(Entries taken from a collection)
/---

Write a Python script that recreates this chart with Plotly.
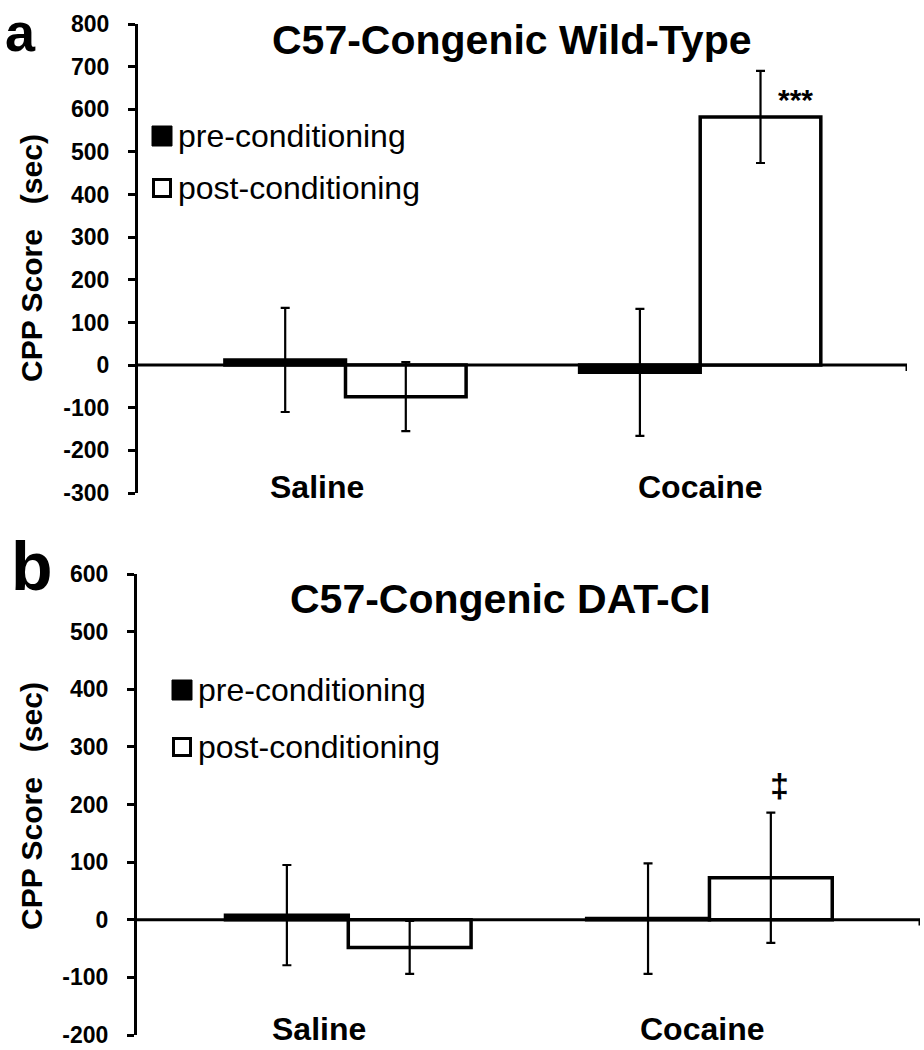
import plotly.graph_objects as go

W, H = 924, 1050
FONT = "Arial, Liberation Sans, Helvetica, sans-serif"

# ---------------- data ----------------
categories = ["Saline", "Cocaine"]
series = ["pre-conditioning", "post-conditioning"]

# panel a : C57-Congenic Wild-Type
a_pre = [12, -17]
a_pre_err = [122, 149]
a_post = [-74, 582]
a_post_err = [81, 108]

# panel b : C57-Congenic DAT-CI
b_pre = [8, 2]
b_pre_err = [87, 96]
b_post = [-48, 73]
b_post_err = [46, 113]

a_ticks = [-300, -200, -100, 0, 100, 200, 300, 400, 500, 600, 700, 800]
b_ticks = [-200, -100, 0, 100, 200, 300, 400, 500, 600]

a_title = "C57-Congenic Wild-Type"
b_title = "C57-Congenic DAT-CI"
y_title = "CPP Score\u00a0\u00a0\u00a0(sec)"
a_range = [-300, 800]
b_range = [-200, 600]

# ---------------- helpers ----------------
def px(x):
    return x / W

def py(y):
    return 1 - y / H

xpos = list(range(len(categories)))
BW = 0.34
XR = [-0.585, 1.583]

fig = go.Figure()

def add_panel(pre, pre_err, post, post_err, xa, ya):
    fig.add_trace(go.Bar(
        x=xpos, y=pre, width=BW, offset=-BW, name=series[0],
        marker=dict(color="black", line=dict(color="black", width=3.5)),
        error_y=dict(type="data", array=pre_err, color="black", thickness=2.2, width=4.5),
        xaxis=xa, yaxis=ya, showlegend=False))
    fig.add_trace(go.Bar(
        x=xpos, y=post, width=BW, offset=0, name=series[1],
        marker=dict(color="white", line=dict(color="black", width=3.5)),
        error_y=dict(type="data", array=post_err, color="black", thickness=2.2, width=4.5),
        xaxis=xa, yaxis=ya, showlegend=False))

add_panel(a_pre, a_pre_err, a_post, a_post_err, "x", "y")
add_panel(b_pre, b_pre_err, b_post, b_post_err, "x2", "y2")

def yax(ticks, rng, dom):
    return dict(showline=True, linecolor="black", linewidth=3, ticks="outside", ticklen=7,
                tickwidth=3, tickcolor="black", tickmode="array", tickvals=ticks,
                ticktext=[str(t) for t in ticks], showgrid=False, zeroline=False,
                range=rng, domain=dom, automargin=False, ticklabeloverflow="allow",
                tickfont=dict(family=FONT, size=23, color="black", weight="bold"),
                ticklabelstandoff=14)

xax = dict(range=XR, showgrid=False, showline=False, showticklabels=False, ticks="",
           zeroline=False, automargin=False)

fig.update_layout(
    width=W, height=H, margin=dict(l=0, r=0, t=0, b=0, autoexpand=False),
    paper_bgcolor="white", plot_bgcolor="white", barmode="overlay",
    xaxis=dict(xax, domain=[px(138), px(907)], anchor="y"),
    yaxis=dict(yax(a_ticks, a_range, [py(493), py(24)]), anchor="x"),
    xaxis2=dict(xax, domain=[px(137), px(920)], anchor="y2"),
    yaxis2=dict(yax(b_ticks, b_range, [py(1035), py(574)]), anchor="x2"),
)

shapes = []
ann = []

def text(x, y, s, size, bold=True, xref="paper", yref="paper", xanchor="center", angle=0):
    ann.append(dict(x=x, y=y, xref=xref, yref=yref, text=s, showarrow=False,
                    xanchor=xanchor, yanchor="middle", textangle=angle,
                    font=dict(family=FONT, size=size, color="black",
                              weight="bold" if bold else "normal")))

# zero axis lines (category axis crossing at 0)
for xr, yr, tick in (("x", "y", 14), ("x2", "y2", 10)):
    shapes.append(dict(type="line", xref=xr, yref=yr, x0=XR[0], x1=XR[1], y0=0, y1=0,
                       line=dict(color="black", width=3), layer="below"))
    shapes.append(dict(type="line", xref=xr, yref=yr, x0=XR[1], x1=XR[1], y0=0, y1=-tick,
                       line=dict(color="black", width=3)))

# category labels
label_off_a = [-0.08, 0.0]
label_off_b = [-0.08, -0.022]
for i, c in enumerate(categories):
    text(xpos[i] + label_off_a[i], py(487), c, 32, xref="x")
    text(xpos[i] + label_off_b[i], py(1029), c, 32, xref="x2")

# titles
text(px(512), py(40), a_title, 41)
text(px(500), py(599), b_title, 41)

# panel letters
text(px(20), py(32), "a", 54)
text(px(32), py(566), "b", 68)

# y-axis titles
for yc in (258, 806):
    text(px(31), py(yc), y_title, 30, angle=-90)

# significance marks
text(1.268, 622, "***", 30, xref="x", yref="y")
text(1.193, 233, "\u2021", 34, xref="x2", yref="y2")

# legends (manual, large swatches)
def legend(x0, y_pre, y_post, tx):
    shapes.append(dict(type="rect", xref="paper", yref="paper", x0=px(x0), x1=px(x0 + 20),
                       y0=py(y_pre + 10), y1=py(y_pre - 10), fillcolor="black",
                       line=dict(color="black", width=1)))
    shapes.append(dict(type="rect", xref="paper", yref="paper", x0=px(x0 + 1.5), x1=px(x0 + 18.5),
                       y0=py(y_post + 8.5), y1=py(y_post - 8.5), fillcolor="white",
                       line=dict(color="black", width=3)))
    text(px(tx), py(y_pre), series[0], 32, bold=False, xanchor="left")
    text(px(tx), py(y_post), series[1], 32, bold=False, xanchor="left")

legend(152, 136, 188, 176)
legend(172, 690, 747, 196)

fig.update_layout(shapes=shapes, annotations=ann)
fig.write_html(
    "out.html",
    config={"displayModeBar": False},
    post_script="document.documentElement.style.margin='0';document.body.style.margin='0';"
                "document.body.style.overflow='hidden';document.documentElement.style.overflow='hidden';",
)
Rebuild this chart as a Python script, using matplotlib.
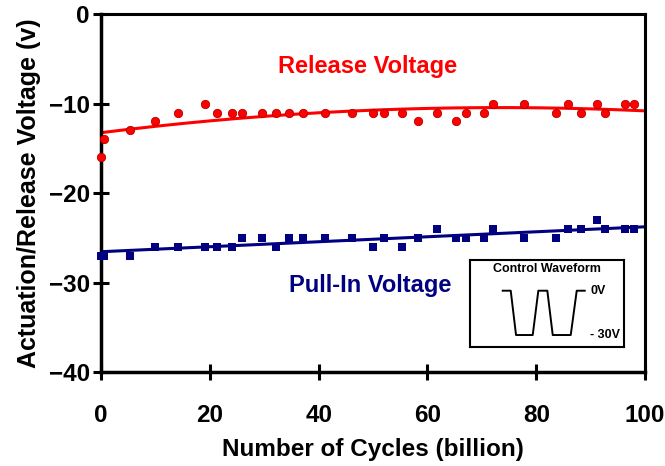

\---

* **Given instruction**: Return, please, the exact lines from the beginning of the entries above through the line containing "fig = go.Figure()", both included; pictures are left out.

* **Response**:
Write a Python script that recreates this chart with Plotly.
import plotly.graph_objects as go

W, H = 924, 1050
FONT = "Arial, Liberation Sans, Helvetica, sans-serif"

# ---------------- data ----------------
categories = ["Saline", "Cocaine"]
series = ["pre-conditioning", "post-conditioning"]

# panel a : C57-Congenic Wild-Type
a_pre = [12, -17]
a_pre_err = [122, 149]
a_post = [-74, 582]
a_post_err = [81, 108]

# panel b : C57-Congenic DAT-CI
b_pre = [8, 2]
b_pre_err = [87, 96]
b_post = [-48, 73]
b_post_err = [46, 113]

a_ticks = [-300, -200, -100, 0, 100, 200, 300, 400, 500, 600, 700, 800]
b_ticks = [-200, -100, 0, 100, 200, 300, 400, 500, 600]

a_title = "C57-Congenic Wild-Type"
b_title = "C57-Congenic DAT-CI"
y_title = "CPP Score\u00a0\u00a0\u00a0(sec)"
a_range = [-300, 800]
b_range = [-200, 600]

# ---------------- helpers ----------------
def px(x):
    return x / W

def py(y):
    return 1 - y / H

xpos = list(range(len(categories)))
BW = 0.34
XR = [-0.585, 1.583]

fig = go.Figure()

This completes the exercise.